The purpose of the legislation is to "prohibit unreasonable and excessive compensation and compensation not based on performance standards," according to the bill's language. That includes regular pay, bonuses -- everything -- paid to employees of companies in whom the government has a capital stake, including those that have received funds through the Troubled Assets Relief Program, or TARP, as well as Fannie Mae and Freddie Mac.
The measure is not limited just to those firms that received the largest sums of money, or just to the top 25 or 50 executives of those companies. It applies to all employees of all companies involved, for as long as the government is invested. And it would not only apply going forward, but also retroactively to existing contracts and pay arrangements of institutions that have already received funds.

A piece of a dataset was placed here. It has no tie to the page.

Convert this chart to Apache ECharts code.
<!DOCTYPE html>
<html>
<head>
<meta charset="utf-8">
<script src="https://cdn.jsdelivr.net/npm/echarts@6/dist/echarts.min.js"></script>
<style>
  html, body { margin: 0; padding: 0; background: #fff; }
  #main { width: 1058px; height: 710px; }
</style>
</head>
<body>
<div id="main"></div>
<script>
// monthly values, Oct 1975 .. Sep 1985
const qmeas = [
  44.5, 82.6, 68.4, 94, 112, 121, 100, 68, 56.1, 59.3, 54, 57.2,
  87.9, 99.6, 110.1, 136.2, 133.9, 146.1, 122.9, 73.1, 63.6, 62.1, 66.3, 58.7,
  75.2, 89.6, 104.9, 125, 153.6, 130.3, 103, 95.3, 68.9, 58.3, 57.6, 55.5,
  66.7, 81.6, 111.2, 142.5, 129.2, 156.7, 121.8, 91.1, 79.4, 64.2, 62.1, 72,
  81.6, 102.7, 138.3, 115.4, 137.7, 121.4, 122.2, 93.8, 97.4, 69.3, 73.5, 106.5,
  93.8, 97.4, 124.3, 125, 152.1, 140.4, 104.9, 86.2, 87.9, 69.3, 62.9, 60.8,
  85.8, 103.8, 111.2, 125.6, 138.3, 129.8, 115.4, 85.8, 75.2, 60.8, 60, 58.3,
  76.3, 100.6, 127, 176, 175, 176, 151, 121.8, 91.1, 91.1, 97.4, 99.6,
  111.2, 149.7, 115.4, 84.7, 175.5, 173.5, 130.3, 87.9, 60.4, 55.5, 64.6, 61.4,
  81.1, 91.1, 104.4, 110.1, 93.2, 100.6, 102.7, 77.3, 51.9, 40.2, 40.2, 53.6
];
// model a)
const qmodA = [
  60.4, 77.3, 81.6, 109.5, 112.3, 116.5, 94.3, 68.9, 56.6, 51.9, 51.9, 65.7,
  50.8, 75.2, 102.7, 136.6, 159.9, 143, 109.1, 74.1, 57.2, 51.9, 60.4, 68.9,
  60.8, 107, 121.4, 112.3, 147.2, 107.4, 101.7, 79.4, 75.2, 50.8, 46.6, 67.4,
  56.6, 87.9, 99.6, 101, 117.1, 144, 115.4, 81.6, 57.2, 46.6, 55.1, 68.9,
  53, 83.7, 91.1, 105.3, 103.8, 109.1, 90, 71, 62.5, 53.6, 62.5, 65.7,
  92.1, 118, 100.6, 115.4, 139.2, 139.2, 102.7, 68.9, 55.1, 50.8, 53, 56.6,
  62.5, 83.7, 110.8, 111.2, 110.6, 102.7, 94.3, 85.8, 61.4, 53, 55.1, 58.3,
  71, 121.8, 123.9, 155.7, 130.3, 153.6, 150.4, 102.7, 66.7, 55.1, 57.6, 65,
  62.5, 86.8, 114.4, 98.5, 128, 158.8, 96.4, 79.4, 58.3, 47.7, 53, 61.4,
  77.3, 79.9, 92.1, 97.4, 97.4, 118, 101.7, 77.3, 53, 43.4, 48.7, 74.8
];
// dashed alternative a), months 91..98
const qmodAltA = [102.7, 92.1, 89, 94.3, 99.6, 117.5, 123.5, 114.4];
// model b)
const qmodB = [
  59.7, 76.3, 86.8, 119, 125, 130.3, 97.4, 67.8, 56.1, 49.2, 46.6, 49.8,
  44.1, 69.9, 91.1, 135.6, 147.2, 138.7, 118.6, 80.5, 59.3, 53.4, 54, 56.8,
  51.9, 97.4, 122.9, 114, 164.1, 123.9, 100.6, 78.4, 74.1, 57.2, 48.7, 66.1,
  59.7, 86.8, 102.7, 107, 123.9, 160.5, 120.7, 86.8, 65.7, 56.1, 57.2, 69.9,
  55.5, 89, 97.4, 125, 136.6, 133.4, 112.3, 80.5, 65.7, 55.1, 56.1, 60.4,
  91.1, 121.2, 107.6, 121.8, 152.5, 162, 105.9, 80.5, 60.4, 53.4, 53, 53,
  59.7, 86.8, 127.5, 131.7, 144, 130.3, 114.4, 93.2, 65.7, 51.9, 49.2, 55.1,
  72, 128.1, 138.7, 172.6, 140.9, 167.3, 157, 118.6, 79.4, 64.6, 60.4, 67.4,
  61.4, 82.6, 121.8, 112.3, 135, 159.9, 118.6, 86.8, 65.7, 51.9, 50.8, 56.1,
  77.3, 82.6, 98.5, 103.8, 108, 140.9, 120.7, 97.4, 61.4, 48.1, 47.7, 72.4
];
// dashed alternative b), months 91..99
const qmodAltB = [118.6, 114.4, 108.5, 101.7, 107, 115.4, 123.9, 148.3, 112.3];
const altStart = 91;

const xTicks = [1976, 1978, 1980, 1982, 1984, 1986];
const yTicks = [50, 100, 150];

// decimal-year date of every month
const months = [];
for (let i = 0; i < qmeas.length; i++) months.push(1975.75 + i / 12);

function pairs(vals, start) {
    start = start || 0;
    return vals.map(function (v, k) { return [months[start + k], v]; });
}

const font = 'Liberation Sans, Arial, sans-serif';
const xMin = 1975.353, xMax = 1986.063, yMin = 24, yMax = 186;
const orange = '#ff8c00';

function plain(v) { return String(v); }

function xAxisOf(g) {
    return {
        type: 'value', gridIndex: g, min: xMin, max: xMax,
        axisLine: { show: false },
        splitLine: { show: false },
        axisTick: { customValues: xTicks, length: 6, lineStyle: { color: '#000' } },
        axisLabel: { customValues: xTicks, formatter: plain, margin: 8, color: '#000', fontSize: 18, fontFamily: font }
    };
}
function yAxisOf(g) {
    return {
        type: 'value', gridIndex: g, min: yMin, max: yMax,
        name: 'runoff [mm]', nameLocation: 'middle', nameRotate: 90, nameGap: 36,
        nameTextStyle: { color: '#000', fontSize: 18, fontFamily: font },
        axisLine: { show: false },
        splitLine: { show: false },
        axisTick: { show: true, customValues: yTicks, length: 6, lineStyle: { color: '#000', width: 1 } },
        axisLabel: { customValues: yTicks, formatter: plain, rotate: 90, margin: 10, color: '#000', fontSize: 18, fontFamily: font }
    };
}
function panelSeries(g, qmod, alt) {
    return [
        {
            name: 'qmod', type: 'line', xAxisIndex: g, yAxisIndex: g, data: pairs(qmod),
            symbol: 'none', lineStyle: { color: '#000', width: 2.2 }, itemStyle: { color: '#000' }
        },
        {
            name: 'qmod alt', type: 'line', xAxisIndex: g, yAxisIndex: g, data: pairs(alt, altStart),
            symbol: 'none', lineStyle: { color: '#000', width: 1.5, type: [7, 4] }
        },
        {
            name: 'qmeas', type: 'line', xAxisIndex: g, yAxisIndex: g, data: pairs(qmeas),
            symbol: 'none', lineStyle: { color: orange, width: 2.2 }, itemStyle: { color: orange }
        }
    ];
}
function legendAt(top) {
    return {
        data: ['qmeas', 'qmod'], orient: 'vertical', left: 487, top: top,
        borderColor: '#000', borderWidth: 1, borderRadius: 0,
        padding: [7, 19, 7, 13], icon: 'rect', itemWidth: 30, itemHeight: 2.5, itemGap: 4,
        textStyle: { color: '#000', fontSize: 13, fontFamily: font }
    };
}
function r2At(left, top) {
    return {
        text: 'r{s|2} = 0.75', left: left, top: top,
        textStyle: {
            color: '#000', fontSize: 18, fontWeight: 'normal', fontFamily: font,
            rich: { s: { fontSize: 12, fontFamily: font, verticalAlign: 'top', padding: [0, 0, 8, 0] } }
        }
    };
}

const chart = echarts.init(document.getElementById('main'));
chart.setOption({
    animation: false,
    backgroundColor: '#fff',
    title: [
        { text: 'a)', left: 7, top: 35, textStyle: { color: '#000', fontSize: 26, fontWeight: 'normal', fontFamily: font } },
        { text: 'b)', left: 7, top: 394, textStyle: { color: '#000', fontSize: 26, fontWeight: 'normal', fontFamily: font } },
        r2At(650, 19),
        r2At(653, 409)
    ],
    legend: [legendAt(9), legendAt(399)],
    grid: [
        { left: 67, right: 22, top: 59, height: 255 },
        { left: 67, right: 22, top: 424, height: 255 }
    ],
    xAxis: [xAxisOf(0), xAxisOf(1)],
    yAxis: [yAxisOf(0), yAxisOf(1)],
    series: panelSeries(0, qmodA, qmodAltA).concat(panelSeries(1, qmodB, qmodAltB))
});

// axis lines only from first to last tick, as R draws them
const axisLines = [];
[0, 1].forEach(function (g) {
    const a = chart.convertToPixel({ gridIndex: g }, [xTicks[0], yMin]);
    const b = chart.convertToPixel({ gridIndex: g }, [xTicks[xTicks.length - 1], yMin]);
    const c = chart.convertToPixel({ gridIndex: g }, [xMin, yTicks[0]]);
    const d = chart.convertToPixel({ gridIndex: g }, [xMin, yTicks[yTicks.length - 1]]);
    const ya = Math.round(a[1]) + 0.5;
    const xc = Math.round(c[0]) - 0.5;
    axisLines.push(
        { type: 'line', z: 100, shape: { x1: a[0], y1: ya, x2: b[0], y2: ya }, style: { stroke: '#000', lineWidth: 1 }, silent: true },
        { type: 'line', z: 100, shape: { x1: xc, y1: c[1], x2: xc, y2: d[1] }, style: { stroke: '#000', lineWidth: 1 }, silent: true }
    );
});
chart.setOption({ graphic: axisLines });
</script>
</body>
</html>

Timmy Giethner can't even figure out how to pay his own taxes and now he's supposed to be in charge of setting the pay scale of the kid working in the mail room of some bank?
I get, and am sympathetic to, the idea that if you take the government's money, you dance to the government's tune but this is ridiculous. The goal should be to disengage the government as quickly as possible from these companies, not to further intertwine them with the only organization more decrepit than they are, the federal government.
This kind of involvement will only make it more difficult for these firms to get back to self-sufficiency. Of course, some may see that as a feature not a bug.